When Young People Leave Adelaide
From 1976 to 2019, around 4000-9000, South Australians (departures minus arrivals) left the state each year. Many were professional couples in their 20’s and 30’s and university graduates.
It’s a rite of passage to leave home in search of new challenges, or to escape unemployment. I did and I was better for it. But how has this ongoing exodus of young people effected Adelaide’s socio-political and economic culture? What happens to innovation and organisational capability?
Expatriates are partly to blame for some of Adelaide’s economic misfortunes. Through no fault of their own, they took with them 40 years of earnings and spending power. Billions of dollars left the state by train, plane and automobile.
The city could have tolerated the flight of human capital for three or four years but not 40.
Back in 2000 the University of Adelaide’s, ‘Bringing Them Back Home’ report summed up the dilemma.
“The proportion of persons with degree and diploma qualifications in the migration stream leaving South Australia is considerably higher than the proportions in the South Australian population. In terms of migrant income, more persons with relatively high income leave the State than arrive.”
Twenty years later, nothing has changed. Youth flight and the ageing of the population have become a self-fulfilling downward spiral. As the local economy contracts, more young people leave and take with them solutions to counter the spiral.
There’s also a qualitative problem as many who left – and who are still leaving – were future innovators, academics, scientists, business men and women and of course, employers.
As a child in the 1960s, I remember playing at the feet of Geoffrey Dutton, Brian Medlin and the Quinn-Youngs. Their passion and intellectual drive have not been replaced.
The reason Adelaide is no longer at the forefront of social justice and anti-discrimination initiatives, is because the best brains started to migrate just as the war generation retired.
The entrepreneurial and professional leadership class has left.
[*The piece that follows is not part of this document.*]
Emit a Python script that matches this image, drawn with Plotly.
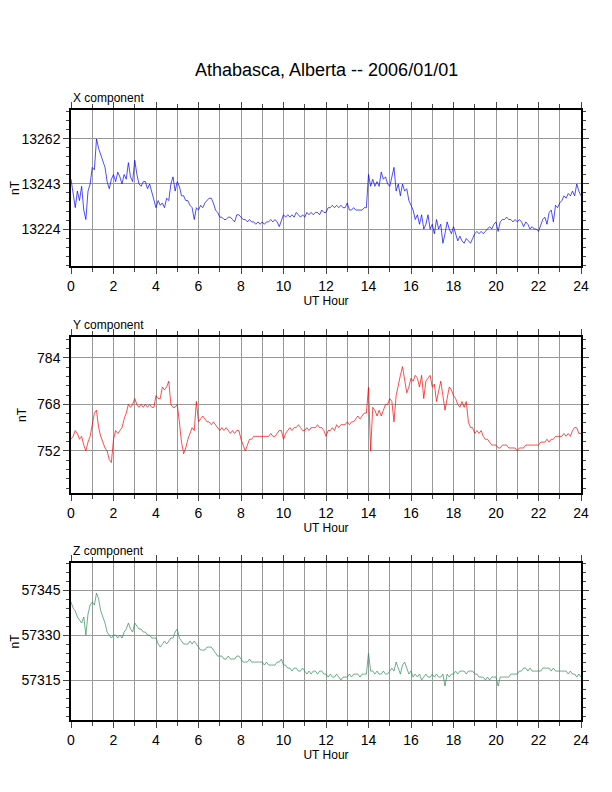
import plotly.graph_objects as go

hours = [i / 10 for i in range(241)]

x_comp = [
13245,13238,13233,13240,13236,13242,13232,13228,13240,13243,
13250,13249,13262,13258,13255,13252,13250,13244,13241,13245,
13247,13244,13248,13246,13243,13247,13245,13252,13246,13244,
13253,13247,13243,13242,13244,13244,13241,13243,13240,13237,
13233,13236,13234,13235,13233,13237,13236,13243,13246,13240,
13244,13242,13238,13238,13236,13236,13234,13233,13228,13233,
13232,13234,13233,13235,13236,13237,13237,13235,13232,13231,
13229,13229,13228,13228,13229,13229,13228,13227,13230,13230,
13229,13228,13228,13227,13228,13227,13227,13226,13227,13226,
13227,13226,13227,13227,13228,13227,13228,13227,13225,13228,
13230,13229,13230,13229,13230,13229,13231,13230,13229,13230,
13229,13231,13230,13231,13230,13231,13231,13230,13232,13231,
13231,13233,13233,13234,13233,13234,13233,13234,13233,13233,
13235,13232,13232,13233,13232,13232,13232,13232,13233,13233,
13247,13242,13245,13242,13244,13242,13248,13245,13246,13243,
13242,13246,13250,13240,13243,13238,13243,13240,13241,13236,
13234,13232,13228,13230,13226,13230,13224,13226,13230,13224,
13226,13222,13228,13224,13226,13218,13222,13227,13224,13222,
13225,13222,13219,13221,13219,13218,13220,13219,13218,13220,
13222,13223,13222,13223,13222,13223,13224,13225,13224,13226,
13227,13223,13227,13228,13228,13229,13228,13228,13227,13228,
13227,13228,13227,13225,13227,13226,13224,13225,13224,13224,
13223,13226,13228,13229,13226,13231,13232,13227,13234,13233,
13235,13236,13238,13237,13239,13238,13240,13238,13243,13240,
13238]

y_comp = [
756,757,759,758,756,757,754,752,755,757,
761,765,766,760,757,755,753,752,749,748,
756,759,758,759,760,763,765,768,767,768,
770,768,767,768,767,768,767,768,767,767,
771,770,770,774,773,774,776,768,767,767,
768,762,755,751,753,756,758,760,759,769,
762,763,764,763,762,762,761,762,761,760,
759,760,759,760,759,758,759,758,759,759,
756,754,752,754,756,756,757,757,757,757,
757,757,757,757,758,757,757,758,759,759,
756,758,759,760,759,760,760,761,760,759,
759,760,759,760,760,760,761,760,760,759,
757,759,759,760,759,761,760,761,761,761,
762,761,762,762,763,764,763,764,765,765,
774,752,767,766,764,766,764,766,768,768,
770,769,762,771,775,778,781,776,772,774,
777,776,778,777,774,778,770,776,777,778,
774,775,769,772,776,771,766,770,774,773,
771,770,768,767,769,767,769,762,760,760,
758,759,758,759,757,756,756,755,754,754,
754,753,753,754,754,754,753,753,753,753,
752,753,753,753,754,754,754,754,754,754,
754,755,755,755,756,755,756,756,757,757,
757,757,758,757,758,757,759,760,760,758,
758]

z_comp = [
57341,57339,57338,57336,57335,57334,57336,57330,57337,57340,
57341,57340,57344,57342,57338,57336,57334,57331,57330,57329,
57330,57330,57329,57330,57329,57331,57332,57334,57332,57331,
57334,57333,57332,57332,57331,57331,57330,57330,57329,57329,
57329,57327,57326,57327,57328,57327,57328,57329,57329,57331,
57332,57329,57328,57327,57327,57327,57328,57327,57328,57327,
57326,57325,57325,57325,57326,57326,57326,57325,57324,57323,
57323,57323,57322,57322,57323,57322,57322,57322,57323,57323,
57322,57321,57321,57321,57322,57321,57321,57321,57321,57321,
57321,57320,57321,57320,57320,57320,57320,57321,57321,57322,
57320,57320,57319,57319,57318,57319,57319,57318,57318,57319,
57318,57317,57318,57317,57318,57318,57317,57318,57318,57317,
57317,57316,57317,57316,57316,57317,57316,57315,57316,57316,
57316,57317,57316,57317,57317,57317,57316,57317,57317,57317,
57324,57318,57318,57317,57318,57317,57317,57318,57317,57317,
57318,57319,57318,57321,57319,57317,57320,57321,57319,57317,
57318,57316,57317,57316,57317,57315,57316,57317,57316,57316,
57317,57316,57317,57316,57316,57317,57313,57317,57316,57317,
57317,57318,57317,57318,57318,57318,57317,57318,57318,57318,
57317,57317,57316,57316,57316,57315,57316,57315,57316,57316,
57316,57313,57316,57316,57316,57316,57316,57317,57317,57317,
57317,57318,57318,57319,57319,57318,57319,57318,57318,57318,
57318,57318,57319,57319,57319,57319,57318,57319,57318,57318,
57318,57318,57318,57318,57317,57318,57317,57317,57316,57317,
57316]

panels = [
    ("X component", x_comp, "#0000ff", 13224, 19, [13208.4, 13274.2], (110, 266)),
    ("Y component", y_comp, "#ff0000", 752, 16, [737.5, 791.2], (337, 493)),
    ("Z component", z_comp, "#2e8b57", 57315, 15, [57301.7, 57354.0], (563, 720)),
]

H = 792.0
W = 612.0
OFF = 8  # page body margin
fig = go.Figure()
layout = dict(
    width=612, height=792, margin=dict(l=0, r=0, t=0, b=0),
    paper_bgcolor="white", plot_bgcolor="white", showlegend=False,
    font=dict(family="Liberation Sans, Arial, sans-serif", color="black"),
)
annotations = [dict(text="Athabasca, Alberta -- 2006/01/01", x=(326 - OFF) / W, y=1 - (70 - OFF) / H,
                    xref="paper", yref="paper", showarrow=False,
                    font=dict(size=18), xanchor="center", yanchor="middle")]
xd = [(71 - OFF) / W, (581 - OFF) / W]
for i, (name, vals, col, t0, dt, rng, (top, bot)) in enumerate(panels):
    n = "" if i == 0 else str(i + 1)
    top -= OFF
    bot -= OFF
    fig.add_trace(go.Scatter(x=hours, y=vals, mode="lines",
                             line=dict(color=col, width=0.7),
                             xaxis="x" + n, yaxis="y" + n))
    layout["xaxis" + n] = dict(
        domain=xd, anchor="y" + n, range=[0, 24], dtick=2, tick0=0, automargin=False,
        showgrid=True, gridcolor="#999999", gridwidth=1,
        minor=dict(dtick=1, showgrid=True, gridcolor="#999999", ticks="outside", ticklen=4),
        showline=True, linecolor="black", linewidth=1.5, mirror="ticks",
        ticks="outside", ticklen=6, tickfont=dict(size=14),
        title=dict(text="UT Hour", font=dict(size=12), standoff=2), zeroline=False)
    layout["yaxis" + n] = dict(
        domain=[1 - bot / H, 1 - top / H], anchor="x" + n, range=rng, automargin=False,
        tick0=t0, dtick=dt, tickformat="d", showgrid=True, gridcolor="#999999", gridwidth=1,
        minor=dict(dtick=dt / 5, ticks="outside", ticklen=3, showgrid=False),
        showline=True, linecolor="black", linewidth=1.5, mirror="ticks",
        ticks="outside", ticklen=6, tickfont=dict(size=14),
        title=dict(text="nT", font=dict(size=12), standoff=8), zeroline=False)
    annotations.append(dict(text=name, x=xd[0], y=1 - (top - 12) / H, xref="paper",
                            yref="paper", showarrow=False, xanchor="left",
                            yanchor="middle", font=dict(size=12)))
layout["annotations"] = annotations
fig.update_layout(**layout)
fig.write_html("out.html")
From the vacuum arose a raft of public policy problems such as only building one lane of the Southern Expressway, the failed Skills for All initiative, the Child Protection fiasco, the University City project failure, the catastrophe of SA Health, sky rocketing power prices, to name just a few.
Adelaide has snuggled up to the lowest common denominator and called it a standard. This problem has festered for almost two generations.
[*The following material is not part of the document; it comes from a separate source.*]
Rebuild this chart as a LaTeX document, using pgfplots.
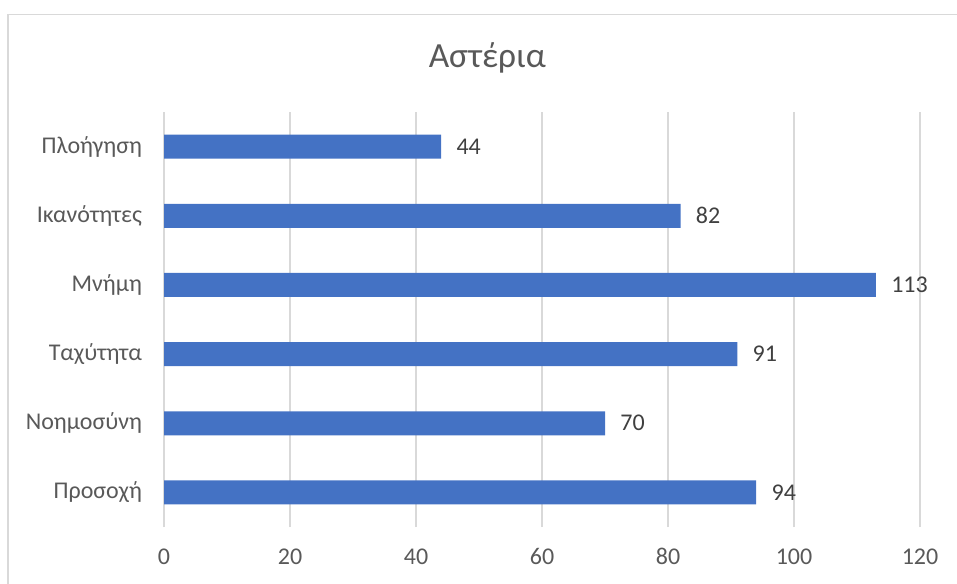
\documentclass[border=0pt]{standalone}
\usepackage{fontspec}
\setmainfont{Carlito}
\usepackage{pgfplots}
\pgfplotsset{compat=1.18}
\definecolor{barblue}{HTML}{4472C4}
\definecolor{gridgray}{HTML}{D9D9D9}
\definecolor{txtgray}{HTML}{595959}
\definecolor{lblgray}{HTML}{404040}
\begin{document}
\begin{tikzpicture}[x=1pt,y=1pt]
\useasboundingbox (0,0) rectangle (717.75,437.25);
\draw[gridgray, line width=1pt] (6,-5) -- (6,426.5) -- (725,426.5);
\node[txtgray, anchor=base, font=\fontsize{26.5}{31}\selectfont] at (365.5,386.8) {Αστέρια};
\begin{axis}[
  at={(123pt,42pt)}, anchor=south west,
  scale only axis, width=567pt, height=311.25pt,
  xbar, bar width=18pt,
  xmin=0, xmax=120, ymin=-0.5, ymax=5.5,
  xtick={0,20,40,60,80,100,120},
  ytick={0,1,2,3,4,5},
  yticklabels={Προσοχή,Νοημοσύνη,Ταχύτητα,Μνήμη,Ικανότητες,Πλοήγηση},
  xmajorgrids, major grid style={gridgray, line width=1pt},
  axis line style={draw=none},
  major tick length=0pt,
  tick style={draw=none},
  /pgf/number format/assume math mode=true,
  ticklabel style={txtgray, font=\fontsize{18}{22}\selectfont},
  yticklabel style={anchor=east, xshift=-13pt},
  xticklabel style={anchor=base, yshift=-28pt},
  nodes near coords,
  nodes near coords style={anchor=west, xshift=8pt, lblgray, font=\fontsize{18}{22}\selectfont},
  clip=false,
]
\addplot[fill=barblue, draw=none] coordinates {
  (94,0) (70,1) (91,2) (113,3) (82,4) (44,5)
};
\end{axis}
\end{tikzpicture}
\end{document}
The movement of brains out of Adelaide has created a congenital and systematic lack of capability at the executive levels of state and local government.
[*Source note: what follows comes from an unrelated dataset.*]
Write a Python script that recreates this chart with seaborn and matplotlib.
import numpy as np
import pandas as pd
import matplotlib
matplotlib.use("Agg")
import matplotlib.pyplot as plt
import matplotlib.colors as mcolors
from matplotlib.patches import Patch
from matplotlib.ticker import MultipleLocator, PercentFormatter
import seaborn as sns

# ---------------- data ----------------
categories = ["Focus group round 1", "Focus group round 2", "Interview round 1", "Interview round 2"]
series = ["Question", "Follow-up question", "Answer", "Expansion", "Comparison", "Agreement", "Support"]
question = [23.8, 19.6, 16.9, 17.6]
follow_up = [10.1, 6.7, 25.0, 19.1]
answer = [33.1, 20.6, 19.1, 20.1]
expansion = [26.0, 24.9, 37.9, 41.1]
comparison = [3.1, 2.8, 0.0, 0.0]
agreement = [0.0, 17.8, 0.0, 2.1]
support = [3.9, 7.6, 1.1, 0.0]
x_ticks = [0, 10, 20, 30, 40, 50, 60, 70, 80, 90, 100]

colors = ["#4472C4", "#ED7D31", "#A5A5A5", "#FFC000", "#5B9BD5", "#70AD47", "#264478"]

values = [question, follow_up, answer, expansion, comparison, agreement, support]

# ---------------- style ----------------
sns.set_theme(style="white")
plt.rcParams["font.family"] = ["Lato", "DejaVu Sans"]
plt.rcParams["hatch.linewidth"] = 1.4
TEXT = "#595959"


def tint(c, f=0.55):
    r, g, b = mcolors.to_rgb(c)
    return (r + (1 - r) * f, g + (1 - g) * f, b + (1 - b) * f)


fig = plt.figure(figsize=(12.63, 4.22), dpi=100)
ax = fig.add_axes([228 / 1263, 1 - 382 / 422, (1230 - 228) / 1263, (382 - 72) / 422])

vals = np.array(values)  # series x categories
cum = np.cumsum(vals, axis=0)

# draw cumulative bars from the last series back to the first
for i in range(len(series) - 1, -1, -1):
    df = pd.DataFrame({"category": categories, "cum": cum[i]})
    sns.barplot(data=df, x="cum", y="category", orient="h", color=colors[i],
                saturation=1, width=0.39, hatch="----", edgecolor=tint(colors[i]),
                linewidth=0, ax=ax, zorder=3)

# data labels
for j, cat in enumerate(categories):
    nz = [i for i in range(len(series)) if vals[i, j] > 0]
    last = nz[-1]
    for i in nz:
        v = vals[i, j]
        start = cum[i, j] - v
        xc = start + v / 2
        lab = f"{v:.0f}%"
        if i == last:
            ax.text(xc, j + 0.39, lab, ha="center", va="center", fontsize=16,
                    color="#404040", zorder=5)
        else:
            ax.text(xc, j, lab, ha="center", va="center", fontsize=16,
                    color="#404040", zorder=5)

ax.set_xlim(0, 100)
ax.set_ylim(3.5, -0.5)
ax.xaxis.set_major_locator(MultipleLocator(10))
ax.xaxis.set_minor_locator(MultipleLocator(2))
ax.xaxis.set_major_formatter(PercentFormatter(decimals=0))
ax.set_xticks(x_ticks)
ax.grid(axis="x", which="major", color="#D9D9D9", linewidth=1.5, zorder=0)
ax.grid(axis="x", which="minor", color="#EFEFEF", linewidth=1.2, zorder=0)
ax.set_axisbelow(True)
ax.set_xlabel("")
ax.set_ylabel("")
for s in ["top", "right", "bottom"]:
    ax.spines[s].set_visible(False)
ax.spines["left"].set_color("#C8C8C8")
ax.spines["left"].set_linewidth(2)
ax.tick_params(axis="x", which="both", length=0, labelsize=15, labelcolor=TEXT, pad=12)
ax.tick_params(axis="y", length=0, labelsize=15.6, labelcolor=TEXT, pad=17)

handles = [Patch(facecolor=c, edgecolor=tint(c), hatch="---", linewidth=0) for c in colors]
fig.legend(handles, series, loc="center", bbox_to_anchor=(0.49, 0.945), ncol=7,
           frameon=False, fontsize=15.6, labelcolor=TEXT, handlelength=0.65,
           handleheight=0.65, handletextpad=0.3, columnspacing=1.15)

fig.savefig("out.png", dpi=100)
One of the reasons the state is stuck in a predominantly agricultural and manufacturing economy, is that it doesn’t have the critical mass of brain power, expertise and risk takers to carve out a niche.
When expatriates say Adelaide is ‘different’, they are not only talking about the down-at-heel CBD, Port Adelaide or the northern suburbs. They point to how nepotism and parochialism have thrived while recruiting and promoting senior staff with less nous and emotional intelligence than a whippet.
When young people leave, the population ages. Older people spend less cash on goods and services, so spending slows and with recessionary forces at play, they spend even less. The young also shoulder the burden of caring for their aged folks.
This is the way Adelaide will end, not with a bang but with a whimper.